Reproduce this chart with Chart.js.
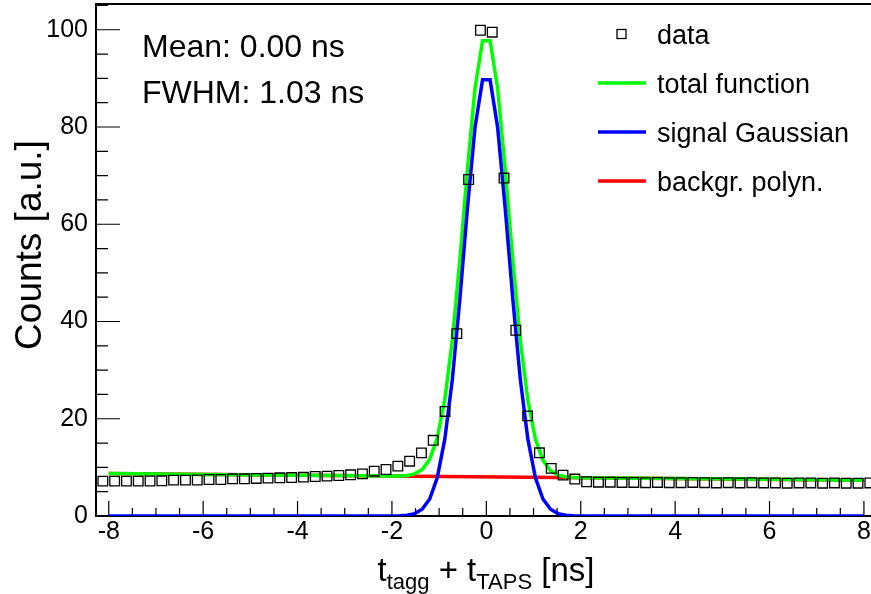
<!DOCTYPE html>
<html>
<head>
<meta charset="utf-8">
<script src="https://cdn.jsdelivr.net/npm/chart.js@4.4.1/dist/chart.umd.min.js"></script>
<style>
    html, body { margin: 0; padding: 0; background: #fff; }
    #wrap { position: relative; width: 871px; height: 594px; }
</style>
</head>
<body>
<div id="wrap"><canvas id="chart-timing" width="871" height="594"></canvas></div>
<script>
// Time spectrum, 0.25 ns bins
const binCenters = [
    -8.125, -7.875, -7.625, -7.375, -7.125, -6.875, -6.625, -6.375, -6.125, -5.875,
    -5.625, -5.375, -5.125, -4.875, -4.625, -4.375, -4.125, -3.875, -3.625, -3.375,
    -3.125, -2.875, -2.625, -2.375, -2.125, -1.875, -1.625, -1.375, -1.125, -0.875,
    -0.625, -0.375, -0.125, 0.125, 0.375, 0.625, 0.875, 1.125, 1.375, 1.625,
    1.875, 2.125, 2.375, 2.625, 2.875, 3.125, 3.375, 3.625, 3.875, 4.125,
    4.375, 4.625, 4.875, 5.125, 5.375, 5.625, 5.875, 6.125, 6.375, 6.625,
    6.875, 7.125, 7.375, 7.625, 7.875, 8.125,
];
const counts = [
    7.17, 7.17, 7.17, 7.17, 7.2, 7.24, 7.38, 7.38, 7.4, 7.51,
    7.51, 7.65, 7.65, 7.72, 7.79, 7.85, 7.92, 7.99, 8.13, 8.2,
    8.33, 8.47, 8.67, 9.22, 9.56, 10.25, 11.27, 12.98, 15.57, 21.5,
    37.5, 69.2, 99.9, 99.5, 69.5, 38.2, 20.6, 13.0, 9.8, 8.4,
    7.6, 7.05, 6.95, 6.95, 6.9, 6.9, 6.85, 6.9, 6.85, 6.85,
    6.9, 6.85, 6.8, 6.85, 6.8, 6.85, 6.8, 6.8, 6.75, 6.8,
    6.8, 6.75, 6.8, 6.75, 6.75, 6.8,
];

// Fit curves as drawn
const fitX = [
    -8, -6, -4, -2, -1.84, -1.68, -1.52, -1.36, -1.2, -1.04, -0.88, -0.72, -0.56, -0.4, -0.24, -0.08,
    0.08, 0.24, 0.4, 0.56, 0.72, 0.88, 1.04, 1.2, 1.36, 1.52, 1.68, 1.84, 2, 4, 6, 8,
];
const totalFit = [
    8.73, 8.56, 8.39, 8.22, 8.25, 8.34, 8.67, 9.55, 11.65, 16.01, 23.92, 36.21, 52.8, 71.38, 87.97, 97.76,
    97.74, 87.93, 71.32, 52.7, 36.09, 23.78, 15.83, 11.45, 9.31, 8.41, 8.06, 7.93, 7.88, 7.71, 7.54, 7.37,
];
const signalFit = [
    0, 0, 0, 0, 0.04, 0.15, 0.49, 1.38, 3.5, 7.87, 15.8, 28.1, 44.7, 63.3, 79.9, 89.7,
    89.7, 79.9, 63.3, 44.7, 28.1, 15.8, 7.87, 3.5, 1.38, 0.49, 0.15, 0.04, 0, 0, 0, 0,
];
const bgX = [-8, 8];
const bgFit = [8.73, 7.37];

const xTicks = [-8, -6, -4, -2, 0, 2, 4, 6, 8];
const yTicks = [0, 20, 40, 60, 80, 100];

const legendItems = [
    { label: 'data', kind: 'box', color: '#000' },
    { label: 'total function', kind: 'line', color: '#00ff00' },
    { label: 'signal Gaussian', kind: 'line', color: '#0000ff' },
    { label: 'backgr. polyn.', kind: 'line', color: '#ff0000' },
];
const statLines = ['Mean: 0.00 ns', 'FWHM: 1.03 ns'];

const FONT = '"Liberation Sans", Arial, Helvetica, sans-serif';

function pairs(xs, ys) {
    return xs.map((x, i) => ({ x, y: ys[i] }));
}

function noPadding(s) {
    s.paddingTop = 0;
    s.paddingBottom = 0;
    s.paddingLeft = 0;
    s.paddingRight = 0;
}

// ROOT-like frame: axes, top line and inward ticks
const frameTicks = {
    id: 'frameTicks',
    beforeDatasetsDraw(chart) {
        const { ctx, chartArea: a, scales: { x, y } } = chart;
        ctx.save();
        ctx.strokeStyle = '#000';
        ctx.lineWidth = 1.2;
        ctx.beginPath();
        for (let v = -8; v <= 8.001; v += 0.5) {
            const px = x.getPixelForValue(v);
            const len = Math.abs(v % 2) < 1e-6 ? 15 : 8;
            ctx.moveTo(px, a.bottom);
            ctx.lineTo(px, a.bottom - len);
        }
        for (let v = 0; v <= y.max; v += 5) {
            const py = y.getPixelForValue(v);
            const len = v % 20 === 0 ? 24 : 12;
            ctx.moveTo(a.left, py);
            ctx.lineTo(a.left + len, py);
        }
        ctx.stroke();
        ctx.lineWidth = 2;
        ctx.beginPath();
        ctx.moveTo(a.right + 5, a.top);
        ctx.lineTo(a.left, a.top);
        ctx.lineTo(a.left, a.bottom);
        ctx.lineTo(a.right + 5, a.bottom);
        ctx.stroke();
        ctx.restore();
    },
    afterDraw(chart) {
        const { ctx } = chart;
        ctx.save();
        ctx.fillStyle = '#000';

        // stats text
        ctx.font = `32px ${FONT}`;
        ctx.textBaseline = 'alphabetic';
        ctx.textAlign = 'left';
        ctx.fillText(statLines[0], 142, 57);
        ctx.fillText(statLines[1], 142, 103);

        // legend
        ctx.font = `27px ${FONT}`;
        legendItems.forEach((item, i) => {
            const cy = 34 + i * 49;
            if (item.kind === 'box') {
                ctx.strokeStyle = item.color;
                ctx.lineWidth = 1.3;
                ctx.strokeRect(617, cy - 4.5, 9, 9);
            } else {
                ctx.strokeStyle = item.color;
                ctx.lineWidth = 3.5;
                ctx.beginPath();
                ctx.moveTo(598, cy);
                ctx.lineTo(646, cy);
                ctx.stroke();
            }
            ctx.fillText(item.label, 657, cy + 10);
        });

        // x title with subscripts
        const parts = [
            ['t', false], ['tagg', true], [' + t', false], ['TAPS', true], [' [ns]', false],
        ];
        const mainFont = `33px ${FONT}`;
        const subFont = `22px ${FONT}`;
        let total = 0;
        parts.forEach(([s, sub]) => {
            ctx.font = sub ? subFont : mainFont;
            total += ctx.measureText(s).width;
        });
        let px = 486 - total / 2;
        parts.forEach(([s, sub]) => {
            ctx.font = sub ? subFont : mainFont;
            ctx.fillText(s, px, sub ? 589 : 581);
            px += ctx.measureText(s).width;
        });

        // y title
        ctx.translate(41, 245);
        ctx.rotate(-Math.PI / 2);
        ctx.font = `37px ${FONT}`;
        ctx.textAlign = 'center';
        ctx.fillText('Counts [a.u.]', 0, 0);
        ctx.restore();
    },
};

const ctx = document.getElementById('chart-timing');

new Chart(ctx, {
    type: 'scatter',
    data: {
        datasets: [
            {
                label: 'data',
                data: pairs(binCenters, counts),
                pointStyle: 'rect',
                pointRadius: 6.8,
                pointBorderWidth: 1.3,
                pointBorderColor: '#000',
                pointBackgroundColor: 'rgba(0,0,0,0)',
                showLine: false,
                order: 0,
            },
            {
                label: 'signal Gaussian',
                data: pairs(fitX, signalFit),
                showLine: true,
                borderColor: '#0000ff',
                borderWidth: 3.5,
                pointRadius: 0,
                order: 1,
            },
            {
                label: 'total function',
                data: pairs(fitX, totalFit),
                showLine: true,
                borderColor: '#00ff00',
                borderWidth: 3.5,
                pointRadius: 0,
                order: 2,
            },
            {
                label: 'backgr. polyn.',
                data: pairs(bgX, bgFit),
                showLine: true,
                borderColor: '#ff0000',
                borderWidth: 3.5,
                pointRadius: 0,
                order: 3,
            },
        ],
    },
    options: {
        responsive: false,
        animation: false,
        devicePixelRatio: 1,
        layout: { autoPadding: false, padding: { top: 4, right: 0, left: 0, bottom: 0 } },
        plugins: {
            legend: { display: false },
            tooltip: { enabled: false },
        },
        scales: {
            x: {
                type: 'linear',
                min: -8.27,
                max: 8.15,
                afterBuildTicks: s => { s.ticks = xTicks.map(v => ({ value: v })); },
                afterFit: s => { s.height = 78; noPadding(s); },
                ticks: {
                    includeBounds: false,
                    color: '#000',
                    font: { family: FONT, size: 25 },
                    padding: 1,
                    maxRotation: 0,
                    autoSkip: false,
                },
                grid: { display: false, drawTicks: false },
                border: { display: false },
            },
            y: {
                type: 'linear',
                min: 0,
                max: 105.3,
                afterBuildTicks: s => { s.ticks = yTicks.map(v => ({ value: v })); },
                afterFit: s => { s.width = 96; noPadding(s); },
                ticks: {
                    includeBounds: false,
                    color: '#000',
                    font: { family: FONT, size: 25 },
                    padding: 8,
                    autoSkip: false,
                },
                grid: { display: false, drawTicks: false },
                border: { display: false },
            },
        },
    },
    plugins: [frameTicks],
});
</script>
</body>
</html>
- - - - - - -
[EXERCISE GOAL]: Copy out all lines from the material above that contain the string "with".

[FINAL ANSWER]:
Reproduce this chart with Chart.js.
        // x title with subscripts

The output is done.